Pada tanggal 8 april 1873, kapal Citadel Van Antwerpen memuntahkan peluru meriam kedaratan Aceh sebagai petanda dimulainya perang terhadap Aceh, pasukan Belanda mendapat perlawanan sengit dari para pejuang Aceh, bahkan pemimpin pasukan Jendral Kohler tewas di bedil pada 14 april 1873 di depan Masjid Raya. Belanda mundur dan kembali ke Batavia, Aceh untuk pertama kalinya menang menghadapi penjajah Belanda.

  Dan ini menjadi awal perang-perang Aceh-Belanda yang dimulai pada tanggal 26 maret 1873 dan berakhir pada 12 maret 1942 bersamaan dengan mendarat nya pasukan Dai Nippon. Perang panjang dan sengit yang menewaskan ratusan ribu orang ini dan 2000 orang serdadu Belanda terbaring kaku di kerkof menjadi bukti sejarah betapa berat perjuangan dalam merebut Aceh, bahkan empat orang Jendral Belanda mati di tanah rencong.

  Belanda pun mengirim Snouck Horgronje ke Mekah untuk mempelajari kultur masyarakat Aceh yang tahan perang, sehingga para politisi Belanda berucap 'cukup sudah' dan berharap perang segera di akhiri, pesan ini sangat terkenal di Belanda, dimana mereka sangat prihatin dengan dana dan akibat perang yang mereka alami selama menaklukkan Aceh.

  Belanda akhir nya meninggalkan Aceh, mereka kabur dari Aceh setelah Dai Nippon mendarat di Kutaraja pada jam 23.00 WIB, 11 maret 1942. Mendarat nya Jepang atas bantuan PUSA yang di pimpin oleh Tgk Daud Beureueh yang diikuti dengan mobilisasi pasukan Jepang dengan cepat untuk menangkap Jendral R T Overekker, komandan teritorium Sumatra tengah yang mengungsi ke Gayo pada tanggal 28 maret 1942.
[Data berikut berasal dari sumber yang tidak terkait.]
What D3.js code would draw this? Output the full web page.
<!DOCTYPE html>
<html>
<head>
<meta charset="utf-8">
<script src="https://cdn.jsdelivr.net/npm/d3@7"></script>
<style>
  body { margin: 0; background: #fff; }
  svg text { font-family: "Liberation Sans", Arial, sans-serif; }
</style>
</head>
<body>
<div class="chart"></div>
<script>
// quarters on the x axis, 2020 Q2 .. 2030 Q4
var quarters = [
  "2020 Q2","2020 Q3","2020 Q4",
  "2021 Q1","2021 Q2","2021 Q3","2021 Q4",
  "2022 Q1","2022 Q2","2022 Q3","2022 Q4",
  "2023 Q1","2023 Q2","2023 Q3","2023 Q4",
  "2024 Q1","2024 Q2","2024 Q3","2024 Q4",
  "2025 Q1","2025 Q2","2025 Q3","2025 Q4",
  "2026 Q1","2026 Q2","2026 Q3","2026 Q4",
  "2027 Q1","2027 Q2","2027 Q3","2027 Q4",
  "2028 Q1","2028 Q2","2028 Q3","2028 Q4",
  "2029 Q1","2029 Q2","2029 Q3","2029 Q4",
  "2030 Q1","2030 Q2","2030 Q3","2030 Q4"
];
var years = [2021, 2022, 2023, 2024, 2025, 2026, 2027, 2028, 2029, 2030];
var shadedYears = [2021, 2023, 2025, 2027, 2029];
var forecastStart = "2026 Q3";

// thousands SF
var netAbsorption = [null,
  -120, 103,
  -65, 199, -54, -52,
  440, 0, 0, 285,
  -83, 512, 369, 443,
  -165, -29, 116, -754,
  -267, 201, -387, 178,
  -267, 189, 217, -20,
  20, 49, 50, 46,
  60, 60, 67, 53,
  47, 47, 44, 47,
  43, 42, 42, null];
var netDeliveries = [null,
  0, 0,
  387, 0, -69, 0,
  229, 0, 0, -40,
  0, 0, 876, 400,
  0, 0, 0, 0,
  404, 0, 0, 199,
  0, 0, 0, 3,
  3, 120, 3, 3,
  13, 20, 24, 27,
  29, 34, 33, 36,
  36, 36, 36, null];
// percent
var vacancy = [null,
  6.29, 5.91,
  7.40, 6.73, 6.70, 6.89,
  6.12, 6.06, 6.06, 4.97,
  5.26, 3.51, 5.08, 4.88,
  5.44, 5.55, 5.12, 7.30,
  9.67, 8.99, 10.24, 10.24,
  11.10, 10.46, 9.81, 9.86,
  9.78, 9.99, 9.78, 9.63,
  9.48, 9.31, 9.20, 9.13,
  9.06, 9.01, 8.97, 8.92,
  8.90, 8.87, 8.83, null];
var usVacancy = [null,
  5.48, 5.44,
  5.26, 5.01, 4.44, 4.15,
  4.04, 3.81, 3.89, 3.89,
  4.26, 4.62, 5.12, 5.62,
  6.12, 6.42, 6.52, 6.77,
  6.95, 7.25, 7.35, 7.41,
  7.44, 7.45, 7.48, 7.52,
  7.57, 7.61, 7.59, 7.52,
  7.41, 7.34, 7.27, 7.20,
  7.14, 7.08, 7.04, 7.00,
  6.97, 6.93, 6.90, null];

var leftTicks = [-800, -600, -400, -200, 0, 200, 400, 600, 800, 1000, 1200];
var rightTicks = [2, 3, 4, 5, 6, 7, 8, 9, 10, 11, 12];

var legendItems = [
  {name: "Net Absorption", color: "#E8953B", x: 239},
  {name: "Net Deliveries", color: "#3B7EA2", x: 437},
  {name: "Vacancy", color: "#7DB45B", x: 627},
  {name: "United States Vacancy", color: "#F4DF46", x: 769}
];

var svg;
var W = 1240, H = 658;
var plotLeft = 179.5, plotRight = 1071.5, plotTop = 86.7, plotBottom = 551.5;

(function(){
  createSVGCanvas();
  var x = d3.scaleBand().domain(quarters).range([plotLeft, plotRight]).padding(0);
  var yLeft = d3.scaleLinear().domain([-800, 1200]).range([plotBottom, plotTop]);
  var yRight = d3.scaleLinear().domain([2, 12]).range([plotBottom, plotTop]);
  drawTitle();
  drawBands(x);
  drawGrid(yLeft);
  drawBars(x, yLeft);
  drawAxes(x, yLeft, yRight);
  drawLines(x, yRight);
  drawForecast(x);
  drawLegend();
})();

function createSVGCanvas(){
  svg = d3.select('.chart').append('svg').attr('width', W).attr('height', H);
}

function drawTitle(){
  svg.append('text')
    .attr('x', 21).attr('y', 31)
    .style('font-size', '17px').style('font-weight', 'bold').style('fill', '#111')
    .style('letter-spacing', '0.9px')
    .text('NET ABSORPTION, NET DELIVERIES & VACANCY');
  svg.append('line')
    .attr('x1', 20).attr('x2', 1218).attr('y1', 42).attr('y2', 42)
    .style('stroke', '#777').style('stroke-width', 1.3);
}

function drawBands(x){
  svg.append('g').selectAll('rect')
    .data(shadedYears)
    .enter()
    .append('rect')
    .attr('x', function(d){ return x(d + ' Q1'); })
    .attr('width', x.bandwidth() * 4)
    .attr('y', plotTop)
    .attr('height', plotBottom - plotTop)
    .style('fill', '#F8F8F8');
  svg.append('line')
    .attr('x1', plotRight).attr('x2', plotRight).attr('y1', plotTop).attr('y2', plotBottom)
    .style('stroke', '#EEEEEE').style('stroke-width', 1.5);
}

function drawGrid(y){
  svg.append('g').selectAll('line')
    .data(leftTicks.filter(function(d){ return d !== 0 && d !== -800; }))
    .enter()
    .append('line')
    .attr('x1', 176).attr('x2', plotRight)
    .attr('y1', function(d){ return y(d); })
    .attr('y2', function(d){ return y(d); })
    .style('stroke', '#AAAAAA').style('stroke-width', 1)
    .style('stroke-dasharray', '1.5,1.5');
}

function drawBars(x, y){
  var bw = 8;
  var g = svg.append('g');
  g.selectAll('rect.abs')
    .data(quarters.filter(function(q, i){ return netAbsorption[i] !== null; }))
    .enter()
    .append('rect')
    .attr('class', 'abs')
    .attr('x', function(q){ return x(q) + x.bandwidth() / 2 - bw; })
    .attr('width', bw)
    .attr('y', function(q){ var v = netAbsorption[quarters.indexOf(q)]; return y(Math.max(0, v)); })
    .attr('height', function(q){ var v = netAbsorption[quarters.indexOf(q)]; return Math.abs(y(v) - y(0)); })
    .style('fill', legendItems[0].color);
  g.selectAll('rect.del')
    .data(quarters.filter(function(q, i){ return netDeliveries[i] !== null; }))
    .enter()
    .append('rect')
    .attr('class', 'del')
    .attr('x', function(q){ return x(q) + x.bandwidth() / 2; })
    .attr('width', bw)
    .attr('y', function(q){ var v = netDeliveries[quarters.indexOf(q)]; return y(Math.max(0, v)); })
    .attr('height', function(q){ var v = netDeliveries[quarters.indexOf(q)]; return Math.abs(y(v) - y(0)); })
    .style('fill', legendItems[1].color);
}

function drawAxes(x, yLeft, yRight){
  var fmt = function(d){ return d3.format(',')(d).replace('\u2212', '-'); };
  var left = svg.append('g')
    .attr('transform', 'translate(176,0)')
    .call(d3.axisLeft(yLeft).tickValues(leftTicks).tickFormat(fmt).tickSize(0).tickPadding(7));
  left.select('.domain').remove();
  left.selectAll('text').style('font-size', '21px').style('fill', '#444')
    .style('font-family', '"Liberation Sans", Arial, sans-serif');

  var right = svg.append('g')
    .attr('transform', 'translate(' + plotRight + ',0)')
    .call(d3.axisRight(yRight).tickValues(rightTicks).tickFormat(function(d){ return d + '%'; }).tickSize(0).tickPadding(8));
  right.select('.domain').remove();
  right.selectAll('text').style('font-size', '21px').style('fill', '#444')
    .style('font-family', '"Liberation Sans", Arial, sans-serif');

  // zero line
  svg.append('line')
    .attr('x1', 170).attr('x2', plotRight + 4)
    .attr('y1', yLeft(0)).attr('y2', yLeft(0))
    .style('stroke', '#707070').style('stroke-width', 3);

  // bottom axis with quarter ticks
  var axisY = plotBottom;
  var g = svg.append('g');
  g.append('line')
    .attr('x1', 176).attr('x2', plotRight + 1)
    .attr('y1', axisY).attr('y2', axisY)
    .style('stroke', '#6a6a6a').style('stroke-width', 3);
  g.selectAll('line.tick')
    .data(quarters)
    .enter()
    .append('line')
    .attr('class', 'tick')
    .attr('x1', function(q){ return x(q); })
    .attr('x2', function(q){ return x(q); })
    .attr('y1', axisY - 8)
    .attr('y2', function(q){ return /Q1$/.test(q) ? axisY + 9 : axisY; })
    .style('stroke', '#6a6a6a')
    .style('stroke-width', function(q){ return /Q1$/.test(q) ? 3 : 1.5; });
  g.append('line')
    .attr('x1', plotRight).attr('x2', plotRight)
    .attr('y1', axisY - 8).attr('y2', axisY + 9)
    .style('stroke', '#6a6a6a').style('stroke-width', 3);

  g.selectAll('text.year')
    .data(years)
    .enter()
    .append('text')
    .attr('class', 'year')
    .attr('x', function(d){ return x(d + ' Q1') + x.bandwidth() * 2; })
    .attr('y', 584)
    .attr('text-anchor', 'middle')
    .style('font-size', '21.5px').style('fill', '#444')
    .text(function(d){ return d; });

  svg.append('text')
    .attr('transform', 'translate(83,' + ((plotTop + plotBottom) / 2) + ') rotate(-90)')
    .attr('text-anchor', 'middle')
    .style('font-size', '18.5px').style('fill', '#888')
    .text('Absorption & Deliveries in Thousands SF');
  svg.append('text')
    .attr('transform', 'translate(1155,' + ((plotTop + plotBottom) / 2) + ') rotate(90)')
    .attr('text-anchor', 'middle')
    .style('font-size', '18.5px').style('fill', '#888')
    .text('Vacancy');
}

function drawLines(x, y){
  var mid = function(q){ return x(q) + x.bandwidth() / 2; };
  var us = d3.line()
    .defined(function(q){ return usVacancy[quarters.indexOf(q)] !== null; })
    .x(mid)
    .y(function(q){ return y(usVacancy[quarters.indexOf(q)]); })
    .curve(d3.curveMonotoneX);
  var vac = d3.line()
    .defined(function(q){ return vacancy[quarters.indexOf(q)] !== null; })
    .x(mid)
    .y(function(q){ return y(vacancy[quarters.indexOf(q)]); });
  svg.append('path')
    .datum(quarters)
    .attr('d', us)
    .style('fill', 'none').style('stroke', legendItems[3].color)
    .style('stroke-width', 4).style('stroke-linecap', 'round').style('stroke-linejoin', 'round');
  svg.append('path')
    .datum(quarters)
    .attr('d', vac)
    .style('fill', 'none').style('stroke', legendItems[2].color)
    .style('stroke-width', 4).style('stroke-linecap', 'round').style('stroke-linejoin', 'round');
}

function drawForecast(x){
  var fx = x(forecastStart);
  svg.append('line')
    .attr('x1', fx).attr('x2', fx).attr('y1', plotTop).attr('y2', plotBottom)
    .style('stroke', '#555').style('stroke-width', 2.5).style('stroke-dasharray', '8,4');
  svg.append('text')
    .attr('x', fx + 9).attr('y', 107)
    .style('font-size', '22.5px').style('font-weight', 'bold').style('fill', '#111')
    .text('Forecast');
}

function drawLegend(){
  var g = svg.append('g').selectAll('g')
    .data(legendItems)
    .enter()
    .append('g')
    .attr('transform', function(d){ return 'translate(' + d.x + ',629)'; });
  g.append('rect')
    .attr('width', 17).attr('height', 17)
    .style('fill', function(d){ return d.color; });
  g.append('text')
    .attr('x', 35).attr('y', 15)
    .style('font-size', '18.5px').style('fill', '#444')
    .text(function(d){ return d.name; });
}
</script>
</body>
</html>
  Aceh adalah daerah terakhir yang dimasukkan kedalam pemerintahan Hindia Belanda yang melahirkan Indonesia dan Aceh juga yang pertama keluar dari pemerintah Hindia Belanda. Bahkan ketika agresi militer sekutu pada tahun 1946 dan 1947 menduduki seluruh wilayah Indonesia dan Presiden Sukarno ditangkap, maka roda pemerintah RI sempat berpusat di Kutaraja dibawah komando PDRI pimpinan Syarifuddin Prawiranegara.